I’m really excited this evening because tomorrow, I will join the growing number of adults who have enrolled in a course of study through Open Universities Australia (OUA). It’s a dream come true for me, a chance to finish what I started 20 years ago when I first enrolled at university.
Although the path to higher education is well travelled by others who were the first in their immediate family to go to university. My family was anything but proud. In fact, they were dead set against it.
Why? Well, from what I can gather, they were afraid I would drift away to some distant northern suburb of Sydney, never to be heard from again. As my step-father said to me at the time, “You’ll think you’re too good for us. You won’t want to talk to us anymore.”
But my family need not have worried, although I was born with an above average IQ, I was still a working class girl who grew up in a public housing estate. A place where babies are born to unwed teenagers with low self-esteem and an insatiable appetite for unconditional love. A place where despair hangs so heavy in the air that you can smell it along with the stench of stale tobacco and alcohol. In such a place there is only one means of escape – education. But beware of the road blocks (some of your own making) on your way to the exit.
I was 18 when I gave birth to my first child. Three years later I married and a month after my 22nd birthday I gave birth to my second child. At 23 I completed the Tertiary Preparation Certificate at the Campbelltown College of TAFE and the following year I enrolled in a Bachelor of Arts at the University of Western Sydney. I dropped out after one semester because by this stage, my marriage had broken down. The following year I enrolled at the University of Sydney but again, I dropped out after only one semester. For the next seven years I went back and forth between university study and paid work. I even attempted to study at university whilst working full-time and raising two young children on my own – talk about mission impossible!

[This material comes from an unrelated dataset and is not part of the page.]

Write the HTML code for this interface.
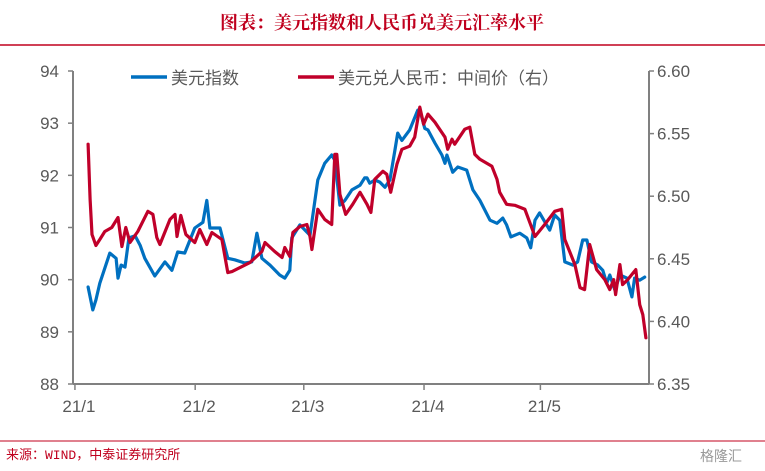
<!DOCTYPE html>
<html><head><meta charset="utf-8"><style>
body{margin:0;background:#fff;}
svg{display:block;font-family:"Liberation Sans","Noto Sans CJK SC",sans-serif;}
</style></head><body>
<svg id="chart" width="765" height="471" viewBox="0 0 765 471">
<text x="382" y="29" text-anchor="middle" font-size="18" font-weight="bold" fill="#c0001e" font-family="'Noto Serif CJK SC','Liberation Serif',serif">图表：美元指数和人民币兑美元汇率水平</text>
<line x1="0" y1="45" x2="765" y2="45" stroke="#c0001e" stroke-width="1.5"/>
<line x1="0" y1="441" x2="765" y2="441" stroke="#c0001e" stroke-width="1"/>
<text x="6" y="459" font-size="13" fill="#c0001e" font-family="'Liberation Mono','Noto Sans CJK SC',monospace">来源：WIND，中泰证券研究所</text>
<text x="700" y="461" font-size="14" fill="#999">格隆汇</text>
<g id="axes"></g>
<g id="series"></g>
<g>
<line x1="131" y1="77" x2="167" y2="77" stroke="#0070c0" stroke-width="3.5"/>
<text x="171" y="84" font-size="17" fill="#595959">美元指数</text>
<line x1="298" y1="77" x2="334" y2="77" stroke="#c0002a" stroke-width="3.5"/>
<text x="338" y="84" font-size="17" fill="#595959">美元兑人民币：中间价（右）</text>
</g>
</svg>
<script>
const dxyDays=[3.4,4.6,5.4,6.4,9.0,10.6,11.1,11.9,12.9,13.9,15.5,16.8,18.0,20.6,23.2,25.0,26.5,28.3,30.9,33.0,34.0,34.8,37.4,39.4,41.2,43.8,45.6,46.9,48.2,50.3,52.8,54.1,55.4,55.9,58.0,60.6,62.6,64.4,66.2,67.0,68.3,69.6,71.4,73.5,74.7,75.3,76.0,77.3,78.6,79.9,81.2,82.5,83.2,84.3,86.3,88.4,88.9,90.2,91.0,92.8,94.6,95.4,95.9,97.4,98.7,101.0,102.6,104.4,107.0,108.8,110.3,111.3,112.4,114.7,116.5,117.5,118.6,119.8,121.6,122.4,123.7,125.0,126.3,128.4,129.6,130.9,132.0,133.2,134.8,136.1,137.1,137.9,139.2,140.5,142.3,143.6,144.3,145.6,146.9];
const dxyValues=[89.86,89.42,89.61,89.93,90.51,90.41,90.03,90.28,90.24,90.80,90.84,90.66,90.41,90.07,90.34,90.18,90.53,90.51,90.99,91.10,91.52,90.99,90.99,90.41,90.38,90.32,90.34,90.89,90.41,90.28,90.09,90.03,90.18,90.80,91.05,90.85,91.91,92.23,92.39,92.29,91.43,91.52,91.72,91.81,91.95,91.95,91.85,91.91,91.87,91.77,91.91,92.48,92.81,92.67,92.87,93.25,93.25,92.90,92.87,92.62,92.39,92.23,92.39,92.06,92.16,92.10,91.72,91.52,91.14,91.08,91.18,91.05,90.82,90.89,90.80,90.61,91.14,91.28,91.05,90.95,91.24,91.14,90.34,90.28,90.34,90.76,90.76,90.34,90.28,90.18,89.93,90.09,89.80,90.09,90.03,89.67,90.03,89.99,90.05];
const cnyDays=[3.4,3.9,4.4,5.4,6.4,7.7,9.5,11.1,12.1,13.1,14.2,16.2,18.8,20.1,21.1,21.9,24.5,25.8,26.3,27.3,28.6,30.9,32.2,34.0,35.3,37.9,39.4,40.5,45.1,48.2,49.0,51.5,53.4,54.1,55.4,56.2,58.0,59.8,60.6,61.1,62.6,64.4,66.2,67.0,67.5,68.3,69.8,71.6,73.5,75.3,76.3,77.3,79.4,80.4,81.4,83.0,84.3,86.3,87.6,88.9,89.9,91.0,92.8,95.4,96.1,97.2,97.9,100.5,101.8,103.1,104.4,107.5,108.8,109.5,111.3,113.4,116.0,118.6,121.1,123.7,125.5,126.3,128.9,130.2,131.4,132.7,134.5,136.6,137.9,138.9,139.4,140.5,141.2,142.5,144.6,145.6,146.4,147.2];
const cnyValues=[6.5415,6.4975,6.4694,6.4606,6.4654,6.4718,6.4750,6.4830,6.4598,6.4750,6.4630,6.4718,6.4879,6.4855,6.4670,6.4614,6.4815,6.4855,6.4678,6.4847,6.4694,6.4630,6.4734,6.4614,6.4710,6.4654,6.4390,6.4398,6.4470,6.4558,6.4630,6.4558,6.4510,6.4590,6.4518,6.4710,6.4758,6.4774,6.4678,6.4574,6.4895,6.4815,6.4774,6.5335,6.5335,6.5015,6.4855,6.4935,6.5031,6.4935,6.4871,6.5135,6.5199,6.5175,6.5031,6.5255,6.5375,6.5399,6.5471,6.5712,6.5575,6.5656,6.5591,6.5471,6.5375,6.5455,6.5415,6.5535,6.5551,6.5335,6.5295,6.5239,6.5135,6.5031,6.4935,6.4927,6.4895,6.4678,6.4774,6.4879,6.4895,6.4654,6.4454,6.4270,6.4254,6.4614,6.4414,6.4334,6.4254,6.4334,6.4214,6.4454,6.4294,6.4334,6.4414,6.4134,6.4054,6.3869];
const leftTicks=[88,89,90,91,92,93,94];
const rightTicks=[6.35,6.40,6.45,6.50,6.55,6.60];
const monthLabels=["21/1","21/2","21/3","21/4","21/5"];
const monthStartDays=[0,31,59,90,120];
const NS="http://www.w3.org/2000/svg";
const X0=73,X1=649,Y0=384,Y1=71;
const DAY_MIN=-0.5,DAY_MAX=148;
const xs=d=>X0+(d-DAY_MIN)/(DAY_MAX-DAY_MIN)*(X1-X0);
const yL=v=>Y0-(v-88)/(94-88)*(Y0-Y1);
const yR=v=>Y0-(v-6.35)/(6.60-6.35)*(Y0-Y1);
const axes=document.getElementById('axes');
const series=document.getElementById('series');
function mk(tag,attrs,parent){const e=document.createElementNS(NS,tag);for(const k in attrs)e.setAttribute(k,attrs[k]);parent.appendChild(e);return e;}
const gc="#808080";
let a=mk('line',{x1:X0,y1:Y1,x2:X0,y2:Y0,stroke:gc,'stroke-width':2},axes);


a=mk('line',{x1:X1,y1:Y1,x2:X1,y2:Y0,stroke:gc,'stroke-width':2},axes);


a=mk('line',{x1:X0,y1:Y0,x2:X1,y2:Y0,stroke:gc,'stroke-width':2},axes);


leftTicks.forEach(v=>{const y=yL(v);
 const t=mk('line',{x1:X0-5,y1:y,x2:X0,y2:y,stroke:gc,'stroke-width':1.5},axes);
 
 
 const l=mk('text',{x:X0-14,y:y+6,'text-anchor':'end','font-size':17,fill:'#595959'},axes);l.textContent=v;
 
 
});
rightTicks.forEach(v=>{const y=yR(v);
 const t=mk('line',{x1:X1,y1:y,x2:X1+5,y2:y,stroke:gc,'stroke-width':1.5},axes);
 
 
 const l=mk('text',{x:X1+8,y:y+6,'font-size':17,fill:'#595959'},axes);l.textContent=v.toFixed(2);
 
 
});
monthLabels.forEach((m,i)=>{const x=xs(monthStartDays[i]);
 const t=mk('line',{x1:x,y1:Y0,x2:x,y2:Y0+6,stroke:gc,'stroke-width':1.5},axes);
 
 
 const l=mk('text',{x:x+4,y:Y0+28,'text-anchor':'middle','font-size':17,fill:'#595959'},axes);l.textContent=m;
 
 
});
function line(days,vals,fy,color,name){
 const pts=days.map((d,i)=>xs(d).toFixed(1)+','+fy(vals[i]).toFixed(1)).join(' ');
 const p=mk('polyline',{points:pts,fill:'none',stroke:color,'stroke-width':3.2,'stroke-linejoin':'round','stroke-linecap':'round'},series);
 
 
}
line(dxyDays,dxyValues,yL,'#0070c0','dxy-line');
line(cnyDays,cnyValues,yR,'#c0002a','usdcny-line');
</script>
</body></html>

I finally had to admit defeat ten years after I began and from that day to this, my ambition in regards to higher education has been gathering dust on the shelf.
Now the kids are grown, it’s time to dust off my dreams. I’ve got my text books, I’ve received the email advising that my study materials are on their way and I’m determined to get a good night’s sleep. Tomorrow is the first day of Study Period 1 2012.
If you’re starting university tomorrow or returning for another year, I wish for you a successful year of study and may all your road blocks be small and inconsequential 🙂
Photo credit: © olly – Fotolia.com
Tracey says
That is so inspirational. You’ll do it this time, goodonya!
Deborah Robinson says
Thank you Tracey – just the encouragement I needed to hear this week. You’re a gem.